• INFORMATION SUPPLIED
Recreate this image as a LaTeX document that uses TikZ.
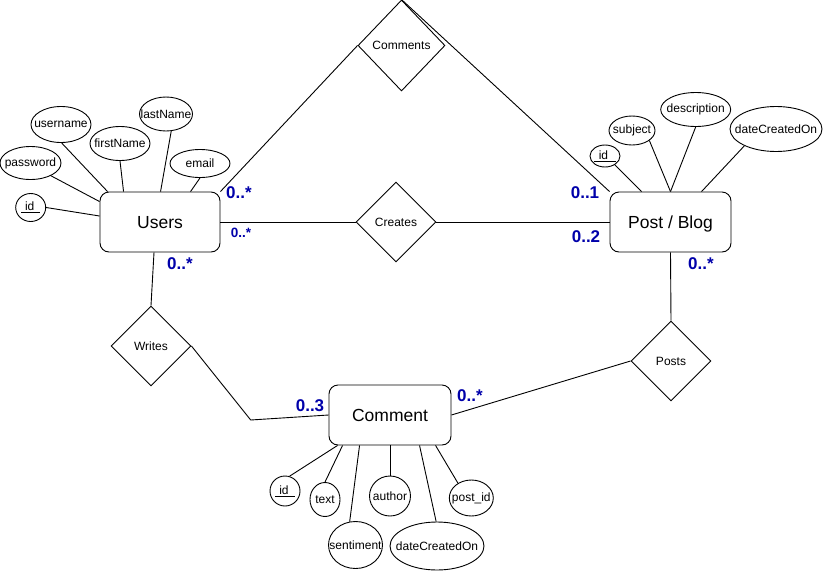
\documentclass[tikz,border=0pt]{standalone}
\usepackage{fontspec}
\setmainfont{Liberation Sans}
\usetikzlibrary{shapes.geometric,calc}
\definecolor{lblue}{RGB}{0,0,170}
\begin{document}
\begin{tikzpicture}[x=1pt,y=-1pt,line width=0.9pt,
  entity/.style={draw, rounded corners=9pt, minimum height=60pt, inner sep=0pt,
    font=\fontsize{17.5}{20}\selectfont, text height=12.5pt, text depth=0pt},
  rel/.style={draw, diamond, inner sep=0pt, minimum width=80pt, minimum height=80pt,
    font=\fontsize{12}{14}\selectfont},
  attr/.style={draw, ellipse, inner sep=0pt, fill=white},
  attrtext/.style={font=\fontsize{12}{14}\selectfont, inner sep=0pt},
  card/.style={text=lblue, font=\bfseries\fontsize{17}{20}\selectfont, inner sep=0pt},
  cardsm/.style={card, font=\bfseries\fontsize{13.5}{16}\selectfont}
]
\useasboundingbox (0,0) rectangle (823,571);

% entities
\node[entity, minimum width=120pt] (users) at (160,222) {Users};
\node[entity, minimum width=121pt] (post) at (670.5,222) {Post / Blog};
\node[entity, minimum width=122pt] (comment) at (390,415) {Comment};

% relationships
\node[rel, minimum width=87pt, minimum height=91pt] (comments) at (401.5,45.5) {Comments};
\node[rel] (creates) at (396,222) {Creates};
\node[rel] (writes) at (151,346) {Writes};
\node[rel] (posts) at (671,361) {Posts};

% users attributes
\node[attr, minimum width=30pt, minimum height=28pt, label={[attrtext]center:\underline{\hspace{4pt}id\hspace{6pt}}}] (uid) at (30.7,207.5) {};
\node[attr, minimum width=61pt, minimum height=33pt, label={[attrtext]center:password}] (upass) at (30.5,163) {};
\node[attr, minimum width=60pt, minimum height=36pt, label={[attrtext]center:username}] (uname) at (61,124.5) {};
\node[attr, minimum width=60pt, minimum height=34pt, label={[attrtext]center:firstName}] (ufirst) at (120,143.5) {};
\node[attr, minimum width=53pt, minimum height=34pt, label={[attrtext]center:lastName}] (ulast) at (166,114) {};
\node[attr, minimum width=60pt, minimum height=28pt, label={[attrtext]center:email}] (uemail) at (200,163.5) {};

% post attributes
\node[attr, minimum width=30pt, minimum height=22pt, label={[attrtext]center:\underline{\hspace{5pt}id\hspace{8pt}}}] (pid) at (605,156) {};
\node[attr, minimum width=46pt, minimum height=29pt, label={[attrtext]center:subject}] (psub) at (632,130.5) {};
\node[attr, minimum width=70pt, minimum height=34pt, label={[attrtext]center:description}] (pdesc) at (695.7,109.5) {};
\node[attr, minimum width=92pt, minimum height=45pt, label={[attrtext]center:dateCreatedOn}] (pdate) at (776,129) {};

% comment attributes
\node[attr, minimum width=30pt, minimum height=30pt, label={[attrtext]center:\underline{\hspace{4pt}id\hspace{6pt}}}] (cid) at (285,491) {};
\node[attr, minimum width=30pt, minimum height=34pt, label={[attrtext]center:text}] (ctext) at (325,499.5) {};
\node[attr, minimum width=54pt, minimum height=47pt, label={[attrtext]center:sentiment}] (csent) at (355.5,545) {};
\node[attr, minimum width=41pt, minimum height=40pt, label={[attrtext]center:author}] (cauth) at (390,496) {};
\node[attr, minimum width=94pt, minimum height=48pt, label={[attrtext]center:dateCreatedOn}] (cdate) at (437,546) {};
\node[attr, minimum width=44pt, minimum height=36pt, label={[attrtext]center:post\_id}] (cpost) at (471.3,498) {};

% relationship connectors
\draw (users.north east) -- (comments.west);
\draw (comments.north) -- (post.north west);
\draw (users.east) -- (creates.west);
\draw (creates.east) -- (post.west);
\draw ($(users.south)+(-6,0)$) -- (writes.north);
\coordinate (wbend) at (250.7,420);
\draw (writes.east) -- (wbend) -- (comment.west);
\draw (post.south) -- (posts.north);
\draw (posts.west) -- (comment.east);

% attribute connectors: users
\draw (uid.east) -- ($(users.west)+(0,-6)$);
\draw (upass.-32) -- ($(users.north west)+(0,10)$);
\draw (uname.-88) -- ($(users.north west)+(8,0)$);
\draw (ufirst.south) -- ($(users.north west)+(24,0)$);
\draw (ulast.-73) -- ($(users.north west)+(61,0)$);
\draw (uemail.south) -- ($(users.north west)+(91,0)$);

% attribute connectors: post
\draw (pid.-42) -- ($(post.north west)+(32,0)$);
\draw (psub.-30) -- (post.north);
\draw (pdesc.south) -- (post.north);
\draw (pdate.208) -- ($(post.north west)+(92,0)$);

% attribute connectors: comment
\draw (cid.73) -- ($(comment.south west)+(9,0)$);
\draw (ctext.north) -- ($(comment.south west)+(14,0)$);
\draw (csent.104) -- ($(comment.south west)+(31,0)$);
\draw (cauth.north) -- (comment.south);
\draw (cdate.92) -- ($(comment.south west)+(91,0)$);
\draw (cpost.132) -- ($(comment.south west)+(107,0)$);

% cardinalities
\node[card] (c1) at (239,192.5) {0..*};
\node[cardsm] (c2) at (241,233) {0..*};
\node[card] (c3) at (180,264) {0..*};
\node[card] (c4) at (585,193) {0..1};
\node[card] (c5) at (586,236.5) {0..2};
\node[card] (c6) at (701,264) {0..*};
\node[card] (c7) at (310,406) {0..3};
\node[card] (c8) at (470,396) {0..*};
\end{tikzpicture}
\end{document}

• INSTRUCTIONS FOR THE TASK
Make an exact copy of the lines from the top of the material through the line with "(posts) at (671,361)", pictures excluded.

• OUTPUT OF THE EXERCISE
Recreate this image as a LaTeX document that uses TikZ.
\documentclass[tikz,border=0pt]{standalone}
\usepackage{fontspec}
\setmainfont{Liberation Sans}
\usetikzlibrary{shapes.geometric,calc}
\definecolor{lblue}{RGB}{0,0,170}
\begin{document}
\begin{tikzpicture}[x=1pt,y=-1pt,line width=0.9pt,
  entity/.style={draw, rounded corners=9pt, minimum height=60pt, inner sep=0pt,
    font=\fontsize{17.5}{20}\selectfont, text height=12.5pt, text depth=0pt},
  rel/.style={draw, diamond, inner sep=0pt, minimum width=80pt, minimum height=80pt,
    font=\fontsize{12}{14}\selectfont},
  attr/.style={draw, ellipse, inner sep=0pt, fill=white},
  attrtext/.style={font=\fontsize{12}{14}\selectfont, inner sep=0pt},
  card/.style={text=lblue, font=\bfseries\fontsize{17}{20}\selectfont, inner sep=0pt},
  cardsm/.style={card, font=\bfseries\fontsize{13.5}{16}\selectfont}
]
\useasboundingbox (0,0) rectangle (823,571);

% entities
\node[entity, minimum width=120pt] (users) at (160,222) {Users};
\node[entity, minimum width=121pt] (post) at (670.5,222) {Post / Blog};
\node[entity, minimum width=122pt] (comment) at (390,415) {Comment};

% relationships
\node[rel, minimum width=87pt, minimum height=91pt] (comments) at (401.5,45.5) {Comments};
\node[rel] (creates) at (396,222) {Creates};
\node[rel] (writes) at (151,346) {Writes};
\node[rel] (posts) at (671,361) {Posts};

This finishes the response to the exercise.